[Richard M. Mullane] [NASA Logo]
National Aeronautics and Space Administration

Lyndon B. Johnson Space Center
Houston, Texas 77058

Biographical Data

NAME: Richard M. Mullane (Colonel, USAF)
NASA Astronaut

Born September 10, 1945, in Wichita Falls, Texas, but considers Albuquerque, New Mexico, to be his hometown. His mother, Mrs. Hugh J. Mullane, resides in Albuquerque; his father is deceased.

Gray hair; brown eyes; height: 5 feet 10 inches; weight: 150 pounds.

Graduated from St. Pius X Catholic High School, Albuquerque, New Mexico, in 1963; received a bachelor of science degree in Military Engineering from the United States Military Academy in 1967; and awarded a master of science degree in Aeronautical Engineering from the Air Force Institute of Technology in 1975.

Married to the former Donna Marie Sei of Albuquerque, New Mexico, daughter of the late Mr. and Mrs. Joseph J. Sei.

Patrick Joseph and Amy Michele, March 5, 1968; Laura Ann, February 19, 1971.

He enjoys backpacking, skiing, and running.

Member of the Air Force Association.

Awarded 6 Air Medals, the Air Force Distinguished Flying Cross, Meritorious Service Medal, Vietnam Campaign Medal, National Defense Service Medal, Vietnam Service Medal, and Air Force Commendation Medal, and NASA Space Flight Medal; named a Distinguished Graduate of the USAF Navigator Training School (and recipient of its Commander's Trophy), the USAF Institute of Technology, and the USAF Test Pilot School.

Mullane, an Air Force Colonel, was graduated from West Point in 1967. He completed 150 combat missions as an RF-4C weapon system operator while stationed at Tan Son Nhut Air Base, Vietnam, from January to November 1969. He subsequently served a 4-year tour of duty, in England. In July 1976, upon completing the USAF Flight Test Engineer Course at Edwards Air Force Base, California, he was assigned as a flight test weapon system operator to the 3246th Test Wing at Eglin Air Force Base, Florida.

Selected by NASA in January 1978, Mullane became an astronaut in August 1979. He has flown on three Space Shuttle missions, serving as a mission specialist on the crew of STS 41-D Florida in August 1984, on STS-27 in December 1988, and on STS-36 in March 1990.

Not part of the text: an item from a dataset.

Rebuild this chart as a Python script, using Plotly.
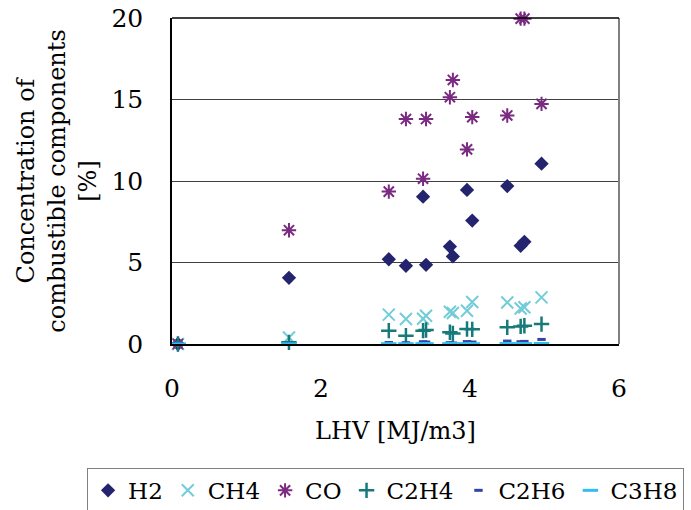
import plotly.graph_objects as go

# LHV [MJ/m3] for each sample
lhv = [0.08, 1.57, 2.91, 3.14, 3.37, 3.41, 3.73, 3.77, 3.96, 4.03, 4.50, 4.68, 4.73, 4.96]

h2 = [0.0, 4.06, 5.2, 4.8, 9.04, 4.86, 5.98, 5.37, 9.45, 7.57, 9.69, 6.02, 6.27, 11.06]
ch4 = [0.0, 0.4, 1.8, 1.53, 1.55, 1.73, 1.98, 1.9, 2.04, 2.58, 2.55, 2.18, 2.25, 2.86]
co = [0.0, 6.98, 9.35, 13.8, 10.14, 13.8, 15.14, 16.2, 11.94, 13.92, 14.02, 19.96, 19.96, 14.73]
c2h4 = [0.0, 0.1, 0.82, 0.51, 0.82, 0.86, 0.72, 0.65, 0.92, 0.9, 1.02, 1.08, 1.12, 1.22]
c2h6 = [0.0, 0.02, 0.09, 0.08, 0.14, 0.12, 0.08, 0.06, 0.15, 0.12, 0.18, 0.14, 0.16, 0.28]
c3h8 = [0.0, 0.01, 0.02, 0.02, 0.02, 0.02, 0.02, 0.02, 0.02, 0.02, 0.03, 0.02, 0.02, 0.03]

names = ["H2", "CH4", "CO", "C2H4", "C2H6", "C3H8"]
series = [h2, ch4, co, c2h4, c2h6, c3h8]
symbols = ["diamond", "x-thin-open", "asterisk-open", "cross-thin-open", "line-ew-open", "line-ew-open"]
colors = ["#24246E", "#72CDD8", "#7A2A80", "#16797A", "#3344A6", "#35BDEE"]
sizes = [11, 12, 12, 11, 6, 11]
widths = [0, 2, 2, 2.5, 3, 3]

FONT = "DejaVu Serif"

fig = go.Figure()
for n, s, sym, c, sz, w in zip(names, series, symbols, colors, sizes, widths):
    fig.add_trace(go.Scatter(
        x=lhv, y=s, mode="markers", name=n,
        marker=dict(symbol=sym, color=c, size=sz, line=dict(color=c, width=w)),
        cliponaxis=False,
    ))

fig.update_layout(
    width=691, height=510,
    margin=dict(l=172, r=72, t=18, b=166, autoexpand=False),
    paper_bgcolor="white", plot_bgcolor="white",
    font=dict(family=FONT, color="black", size=24),
    showlegend=True,
    legend=dict(
        orientation="h", x=-0.19, xanchor="left", y=-0.38, yanchor="top",
        bordercolor="#808080", borderwidth=1, bgcolor="white",
        font=dict(family=FONT, size=23), itemwidth=30, tracegroupgap=0,
    ),
    xaxis=dict(
        range=[0, 6], tickvals=[0, 2, 4, 6], showgrid=False, zeroline=False,
        showline=True, linecolor="black", linewidth=1.5, mirror=False,
        ticks="", ticklabelstandoff=21, tickfont=dict(size=25), automargin=False,
        title=dict(text="LHV [MJ/m3]", font=dict(size=24), standoff=20),
    ),
    yaxis=dict(
        range=[0, 20], tickvals=[0, 5, 10, 15, 20], showgrid=True,
        gridcolor="#404040", gridwidth=1.3, zeroline=False,
        showline=True, linecolor="black", linewidth=1.5, mirror=False,
        ticks="", ticklabelstandoff=22, tickfont=dict(size=25), automargin=False,
        title=dict(text="Concentration of<br>combustible components<br>[%]",
                   font=dict(size=24), standoff=8),
    ),
    shapes=[
        dict(type="line", xref="paper", yref="paper", x0=1, x1=1, y0=0, y1=1,
             line=dict(color="#808080", width=2)),
        dict(type="line", xref="paper", yref="paper", x0=0, x1=1, y0=1, y1=1,
             line=dict(color="black", width=1.5)),
    ],
)

fig.write_html("out.html")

On his first mission Mullane served on the crew of STS-41 which launched from Kennedy Space Center, Florida, on August 30, 1984. This was the maiden flight of the Orbiter Discovery. During this 7-day mission the crew successfully activated the OAST-1 solar cell wing experiment, deployed three satellites, operated the CFES-III experiment, the student crystal growth experiment, and photography experiments using the IMAX motion picture camera. STS 41-D completed 96 orbits of the earth in 145 hours before landing at Edwards Air Force Base, California, on September 5, 1984.

Mullane then flew aboard the Orbiter Atlantis, on STS-27, which launched from Kennedy Space Center, Florida, on December 2, 1988. The mission carried a DOD payload, as well as a number of secondary payloads. After 68 orbits of the earth, the mission concluded with a dry lakebed landing on Runway 17 at Edwards Air Force Base, California, on December 6, 1988. Mission duration was 105 hours.

On his third flight, Mullane served on the crew of STS-36 which launched from the Kennedy Space Center, Florida, on February 28, 1990, aboard the Space Shuttle Atlantis. This mission carried Department of Defense payloads and a number of secondary payloads. After 72 orbits of the earth, the STS-36 mission concluded with a lakebed landing at Edwards Air Force Base, California, on March 4, 1990.

With the completion of his third flight, Mullane has logged a total of 356 hours in space.

Col. Mullane has announced his intention to retire from NASA and the Air Force, effective August 1, 1990, and plans to return to his hometown of Albuquerque, New Mexico.